At the same time, the Traditional Plan acknowledges the reality that there are segments of the church that cannot live with the current prohibitions on same-sex marriage and the ordination of practicing homosexuals. The Plan provides a gracious way for annual conferences, bishops, clergy, and congregations to leave The United Methodist Church by a simple majority (or in some cases a 55 percent majority) vote and keep all their property, buildings, assets, and liabilities, in exchange only for covering unfunded pension liabilities.
- The Traditional Plan maintains the majority position of the church, reaffirmed by every General Conference since 1972. It maintains the unity of the church with its members outside the United States, who overwhelmingly hold the traditional view. It follows the premise that those who want to change the church should be the ones to leave, not those who are in continuity with the church’s historic teachings.
- It recognizes that there are parts of the church that can no longer live with the current strictures of the Book of Discipline and provides them with an easy and gracious way to leave the denomination and form a church that agrees with their theological understanding. Those who simply disagree with the church’s position are welcome to stay in the church, as long as they are willing to conform their behavior to the church’s requirements.
- The Traditional Plan seeks to enhance accountability for bishops, clergy, and annual conferences, to ensure that those remaining in The United Methodist Church do indeed live by its standards.

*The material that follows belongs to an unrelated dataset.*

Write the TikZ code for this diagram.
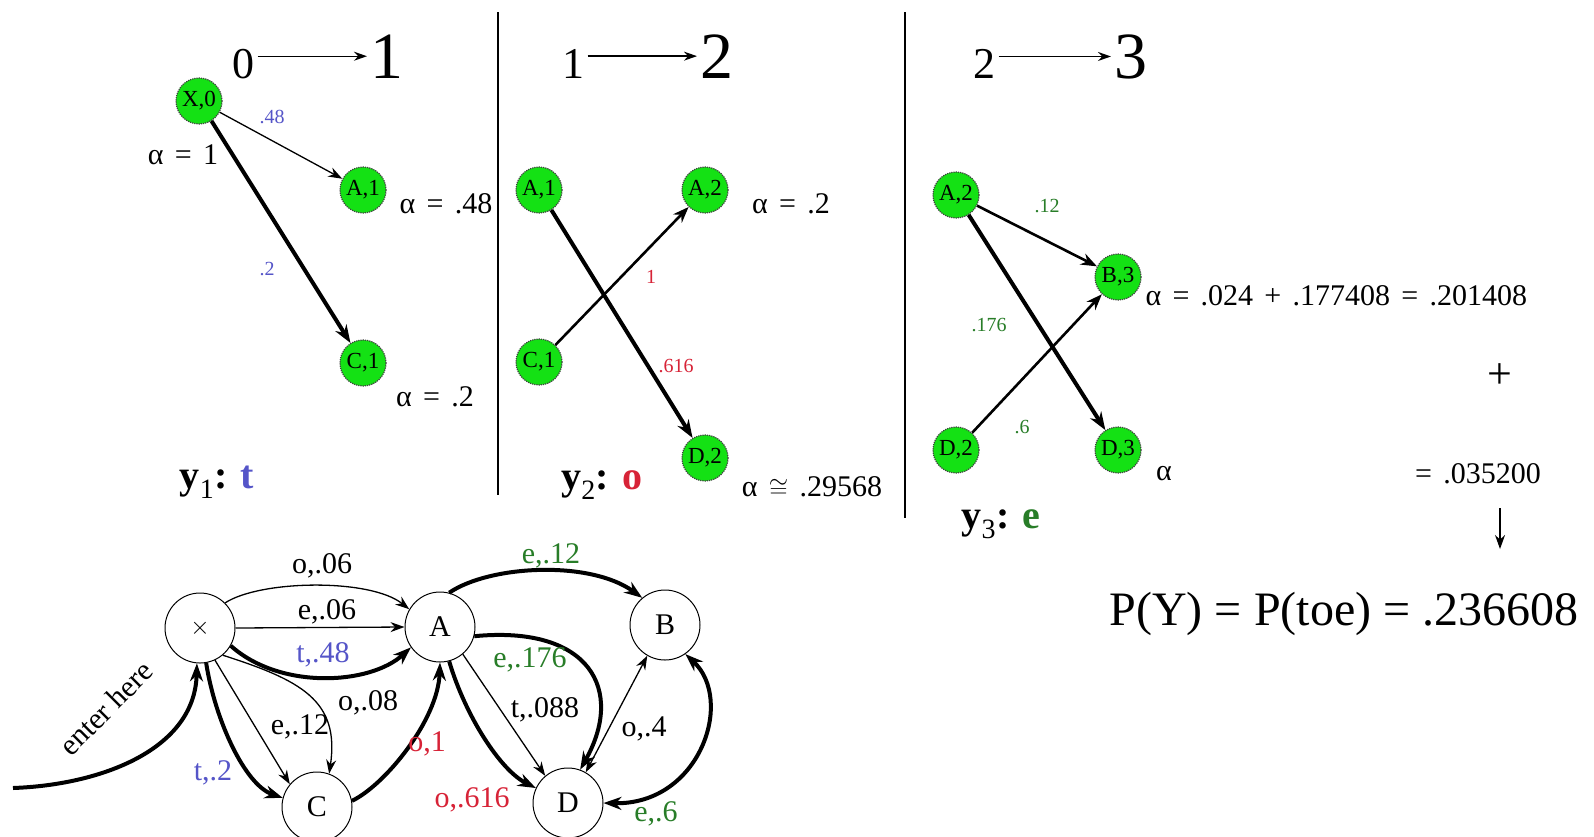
\documentclass[tikz,border=0pt]{standalone}
\usepackage{fontspec}
\setmainfont{Liberation Serif}
\newfontfamily\alphafont[WordSpace=1.5]{Liberation Serif}
\usepackage{amsmath,amssymb}
\usetikzlibrary{arrows.meta,calc}

\definecolor{tblue}{RGB}{85,85,200}
\definecolor{ored}{RGB}{215,35,55}
\definecolor{egreen}{RGB}{40,125,40}
\definecolor{nodegreen}{RGB}{20,225,20}
\newcommand{\fsz}[1]{\fontsize{#1}{#1}\selectfont}

\begin{document}
\begin{tikzpicture}[x=1pt,y=1pt,
  every node/.style={font=\fsz{26}},
  trellis/.style={circle,fill=nodegreen,draw=black!75,densely dotted,line width=1.2pt,
    minimum size=46pt,inner sep=0pt,font=\fsz{23}},
  hmmstate/.style={circle,draw,line width=1pt,minimum size=70pt,inner sep=0pt,font=\fsz{30}},
  alpha/.style={font=\alphafont\fsz{30}},
  wlbl/.style={font=\fsz{20}},
  elbl/.style={font=\fsz{30}},
  ylbl/.style={font=\fsz{40}},
  hdarr/.style={line width=1.4pt,-{Stealth[length=13pt,width=9pt]}},
  thinarr/.style={line width=1.3pt,-{Stealth[length=14pt,width=10pt]}},
  medarr/.style={line width=2.6pt,-{Stealth[length=16pt,width=12pt]}},
  thickarr/.style={line width=4pt,-{Stealth[length=18pt,width=13pt]}},
  thinboth/.style={line width=1.3pt,{Stealth[length=14pt,width=10pt]}-{Stealth[length=14pt,width=10pt]}},
  thickboth/.style={line width=4pt,{Stealth[length=18pt,width=13pt]}-{Stealth[length=18pt,width=13pt]}}]
  \useasboundingbox (0,0) rectangle (1594,-836);

  % trellis, step 0 -> 1
  \node[anchor=base,font=\fsz{44}] (h0) at (243,-78) {0};
  \node[anchor=base,font=\fsz{66}] (h1) at (387,-78) {1};
  \draw[hdarr] (h0.east |- h1.west) -- (h1.west);
  \node[trellis] (x0) at (199,-101) {X,0};
  \node[trellis] (a1) at (363,-190) {A,1};
  \node[trellis] (c1) at (363,-363) {C,1};
  \draw[thinarr] (x0) -- (a1);
  \draw[thickarr] (x0) -- (c1);
  \node[wlbl,text=tblue] (w1) at (272,-117) {.48};
  \node[wlbl,text=tblue] (w2) at (267,-269) {.2};
  \node[alpha] (al0) at (183,-155) {α = 1};
  \node[alpha] (al1) at (446,-204) {α = .48};
  \node[alpha] (al2) at (435,-397) {α = .2};
  \node[ylbl] (y1) at (217,-482) {\textbf{y}\textsubscript{1}\textbf{:} \textcolor{tblue}{\textbf{t}}};
  \draw[line width=2pt] (498,-12) -- (498,-495);

  % trellis, step 1 -> 2
  \node[anchor=base,font=\fsz{44}] (h2) at (573,-78) {1};
  \node[anchor=base,font=\fsz{66}] (h3) at (717,-78) {2};
  \draw[hdarr] (h2.east |- h3.west) -- (h3.west);
  \node[trellis] (a1b) at (539,-190) {A,1};
  \node[trellis] (c1b) at (539,-362) {C,1};
  \node[trellis] (a2) at (705,-190) {A,2};
  \node[trellis] (d2) at (705,-458) {D,2};
  \draw[thickarr] (a1b) -- (d2);
  \draw[medarr] (c1b) -- (a2);
  \node[wlbl,text=ored] (w3) at (651,-277) {1};
  \node[wlbl,text=ored] (w4) at (676,-366) {.616};
  \node[alpha] (al3) at (791,-204) {α = .2};
  \node[alpha] (al4) at (812,-487) {α \ensuremath{\cong} .29568};
  \node[ylbl] (y2) at (602,-485) {\textbf{y}\textsubscript{2}\textbf{:} \textcolor{ored}{\textbf{o}}};
  \draw[line width=2pt] (905,-12) -- (905,-518);

  % trellis, step 2 -> 3
  \node[anchor=base,font=\fsz{44}] (h4) at (984,-78) {2};
  \node[anchor=base,font=\fsz{66}] (h5) at (1131,-78) {3};
  \draw[hdarr] (h4.east |- h5.west) -- (h5.west);
  \node[trellis] (a2b) at (956,-195) {A,2};
  \node[trellis] (d2b) at (956,-450) {D,2};
  \node[trellis] (b3) at (1118,-277) {B,3};
  \node[trellis] (d3) at (1118,-450) {D,3};
  \draw[medarr] (a2b) -- (b3);
  \draw[thickarr] (a2b) -- (d3);
  \draw[medarr] (d2b) -- (b3);
  \node[wlbl,text=egreen] (w5) at (1047,-206) {.12};
  \node[wlbl,text=egreen] (w6) at (989,-325) {.176};
  \node[wlbl,text=egreen] (w7) at (1022,-427) {.6};
  \node[alpha,anchor=west] (al5) at (1142,-296) {α = .024 + .177408 = .201408};
  \node[font=\fsz{44}] (plus) at (1500,-376) {+};
  \node[alpha] (al6) at (1164,-474) {α};
  \node[alpha] (sumd) at (1478,-474) {= .035200};
  \node[ylbl] (y3) at (1001,-524) {\textbf{y}\textsubscript{3}\textbf{:} \textcolor{egreen}{\textbf{e}}};
  \coordinate (dn0) at (1500,-508);
  \coordinate (dn1) at (1500,-549);
  \draw[thinarr] (dn0) -- (dn1);
  \node[font=\fsz{48}] (py) at (1344,-614) {P(Y) = P(toe) = .236608};

  % the machine
  \node[hmmstate] (X) at (200,-628) {\fsz{42}$\times$};
  \node[hmmstate] (A) at (440,-627) {A};
  \node[hmmstate] (B) at (665,-625) {B};
  \node[hmmstate] (C) at (317,-807) {C};
  \node[hmmstate] (D) at (568,-803) {D};
  \coordinate (in) at (13,-788);

  \draw[thickarr] (in) .. controls (100,-785) and (195,-750) .. (X.-95);
  \node[elbl,rotate=45] (ent) at (106,-708) {enter here};

  \draw[thinarr] (X.45) .. controls (260,-580) and (370,-578) .. (A.150);
  \node[elbl] (l1) at (322,-566) {o,.06};
  \draw[thinarr] (X.east) -- (A.west);
  \node[elbl] (l2) at (327,-612) {e,.06};
  \draw[thickarr] (X.-30) .. controls (280,-690) and (370,-685) .. (A.-145);
  \node[elbl,text=tblue] (l3) at (323,-655) {t,.48};
  \draw[thinarr] (X.-50) .. controls (300,-680) and (340,-700) .. (C.70);
  \node[elbl] (l4) at (368,-703) {o,.08};
  \draw[thinarr] (X.-65) -- (C.140);
  \node[elbl] (l5) at (300,-727) {e,.12};
  \draw[thickarr] (X.-80) .. controls (215,-720) and (245,-785) .. (C.165);
  \node[elbl,text=tblue] (l6) at (213,-773) {t,.2};

  \draw[thickarr] (C.10) .. controls (385,-785) and (438,-720) .. (A.-90);
  \node[elbl,text=ored] (l7) at (427,-744) {o,1};

  \draw[thickarr] (A.75) .. controls (490,-565) and (590,-560) .. (B.130);
  \node[elbl,text=egreen] (l8) at (551,-556) {e,.12};
  \draw[thickarr] (A.-15) .. controls (590,-625) and (625,-690) .. (D.70);
  \node[elbl,text=egreen] (l9) at (530,-660) {e,.176};
  \draw[thinarr] (A.-50) -- (D.130);
  \node[elbl] (l10) at (545,-710) {t,.088};
  \draw[thickarr] (A.-75) .. controls (465,-715) and (500,-770) .. (D.155);
  \node[elbl,text=ored] (l11) at (472,-800) {o,.616};

  \draw[thinboth] (D.60) -- (B.-120);
  \node[elbl] (l12) at (644,-729) {o,.4};
  \draw[thickboth] (D.0) .. controls (700,-805) and (735,-700) .. (B.-55);
  \node[elbl,text=egreen] (l13) at (656,-814) {e,.6};
\end{tikzpicture}
\end{document}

- Some progressive leaders have said they are not willing to leave the church under any circumstances. This may require that disciplinary measures are taken in order to align with the Discipline. There is some risk that such disciplinary measures may not work or may not be taken, which could lessen the effectiveness of the plan.
- The Traditional Plan offers a hopeful way to end the conflict in our church by allowing those disagreeing with the church’s teaching to go their separate way with a blessing. Church property and the trust clause ought not be used to coerce people to remain in a covenant against their conscience. The Traditional Plan is the only one of the three that includes a gracious exit provision for those unable to live with the church’s teachings and requirements.
- The Traditional Plan offers those who disagree with the effectiveness of this approach to also seek an exit from the denomination under the same terms.
- As annual conferences and congregations depart from the denomination, it will be necessary to redraw jurisdictional and annual conference lines.
- The Traditional Plan seeks a gracious end to the conflict of our church, so that valuable resources, time, and energy can be directed to making disciples of Jesus Christ for the transformation of the world.
There is no easy or painless way out of the impasse that besets our church, and there is no perfect solution. Of the three plans, however, the Traditional Plan seems the most faithful to Scripture and the most gracious in acknowledging that all members of the church may not be able to live with that solution. It provides a way for those who cannot live together to go their separate ways with blessing, allowing both to pursue ministry in faithfulness to their consciences without coercion.